Woah, buck up there man.
First of all, there is a PSP section. Second of all, why kill off the GBA section? It still gets some use! That, and really it's what GBATemp started out as!


----------



## George Dawes (Jun 9, 2010)

I can't see the point of keeping an active gba list here (but keep it archived), but adding psp makes perfect sense.

I wouldn't just steal another list though - I'd go through a predb and make a new, accurate list that shows which games came out and in which order.




			
				Rayder said:
			
		

> 10 inch monitor?  Really?  Wow.  I have an old 19 inch CRT monitor just sitting around collecting dust.  It's the smallest one in the house.


I guess the netbook/ultra-small laptop/tablet phenomenon has completely passed you by then...


----------



## Overlord Nadrian (Jun 9, 2010)

George Dawes said:
			
		

> I can't see the point of keeping an active gba list here (but keep it archived), but adding psp makes perfect sense.
> 
> I wouldn't just steal another list though - I'd go through a predb and make a new, accurate list that shows which games came out and in which order.
> Well, advanscene's list has them in correct order, that's why we chose to copy info from their list.
> ...


This.


----------



## Beats (Jun 9, 2010)

It wouldn't be GBAtemp if we got rid of the GBA part.


----------



## George Dawes (Jun 9, 2010)

Overlord Nadrian said:
			
		

> Well, advanscene's list has them in correct order, that's why we chose to copy info from their list.


Last time I looked at advancescenes psp list (which admittedly was a very long time, 12months+) it had quite a few that were in the wrong order.  The output from a pretime search on a few sites confirmed it.

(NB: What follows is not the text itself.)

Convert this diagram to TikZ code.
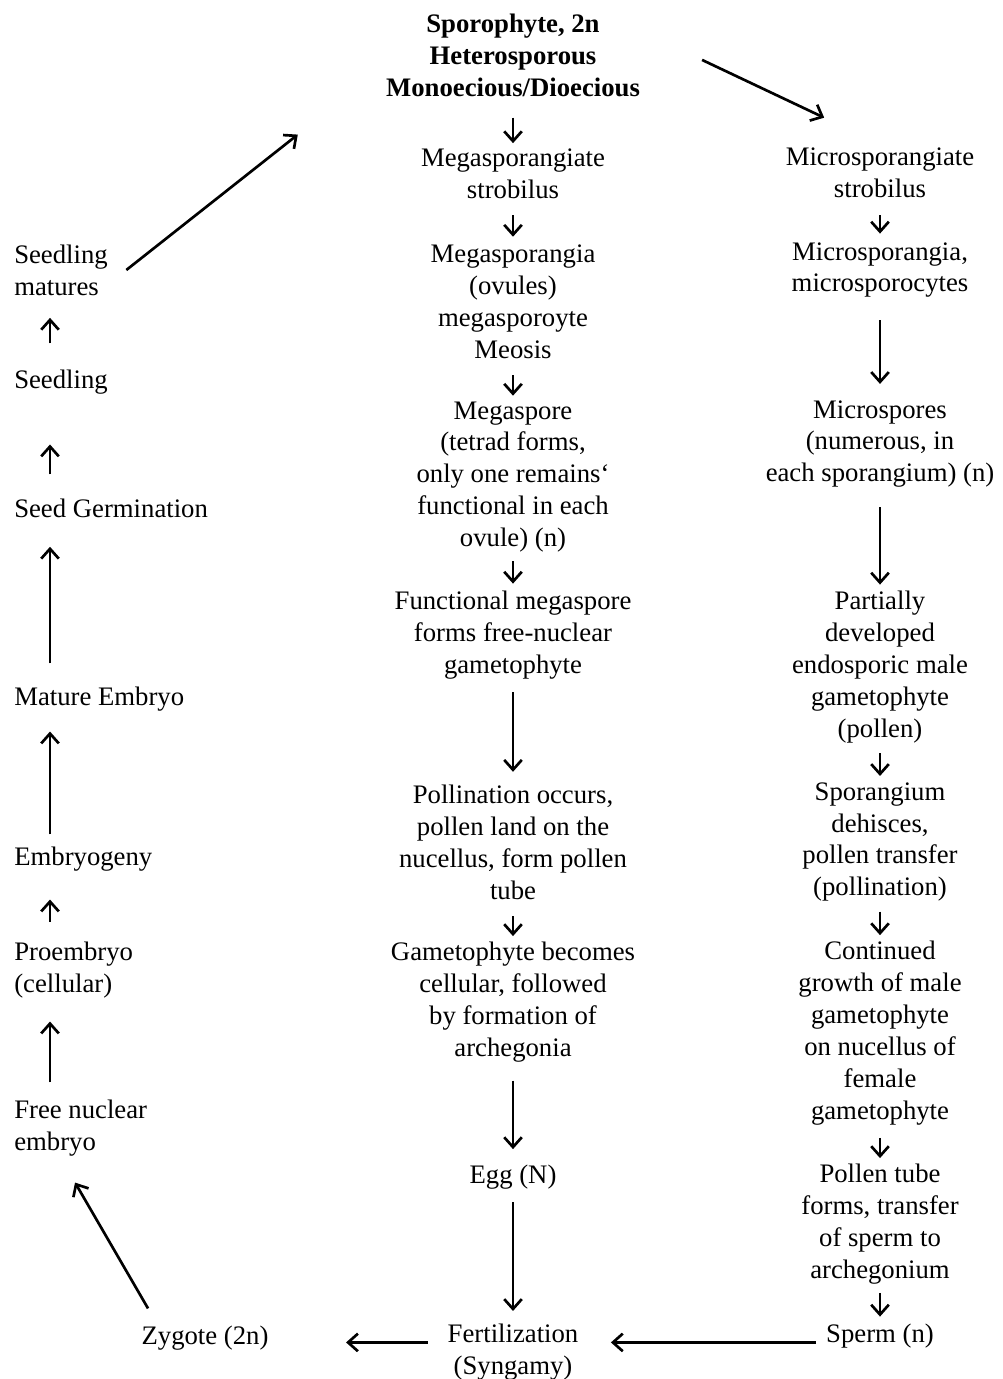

This is why I'd just use a predb, extract all the psp releases from it and use that - you have a 100% correct list of every scene release in the real order they were released.  Do a search for scenenukes and you can even include them.


----------



## zuron7 (Jun 11, 2010)

The GBA should now be in the museum.I support the idea but I don't think the section should be dumped, it should be archived.


----------



## how_do_i_do_that (Jun 11, 2010)

I would plan for it now and then act on it when the DS lite is stopped.  

You can just make the section hidden and allow people to enable it in thier profile.  Then explain it as being a retired section.  It would only be visible if people actually looked for it. It would probably move all the spambots to the NDS section though.


----------



## Overlord Nadrian (Jun 12, 2010)

how_do_i_do_that said:
			
		

> It would only be visible if people actually looked for it. It would probably move all the spambots to the NDS section though.


Well, it's not like there's still lot of spambots, AFAIK only sleeping ones that have yet to wake up can do something, other spambots can't get through the login anymore due to captcha's or something like that.


----------



## ibis_87 (Jun 12, 2010)

Well, maybe we really should remove the GBA section from the releases, but honestly, I don't see the reason to add PSP/360/PS3/iPhone etc. Isn't this the Nintendo community? There are plenty of others who list Sony/Microsoft.


----------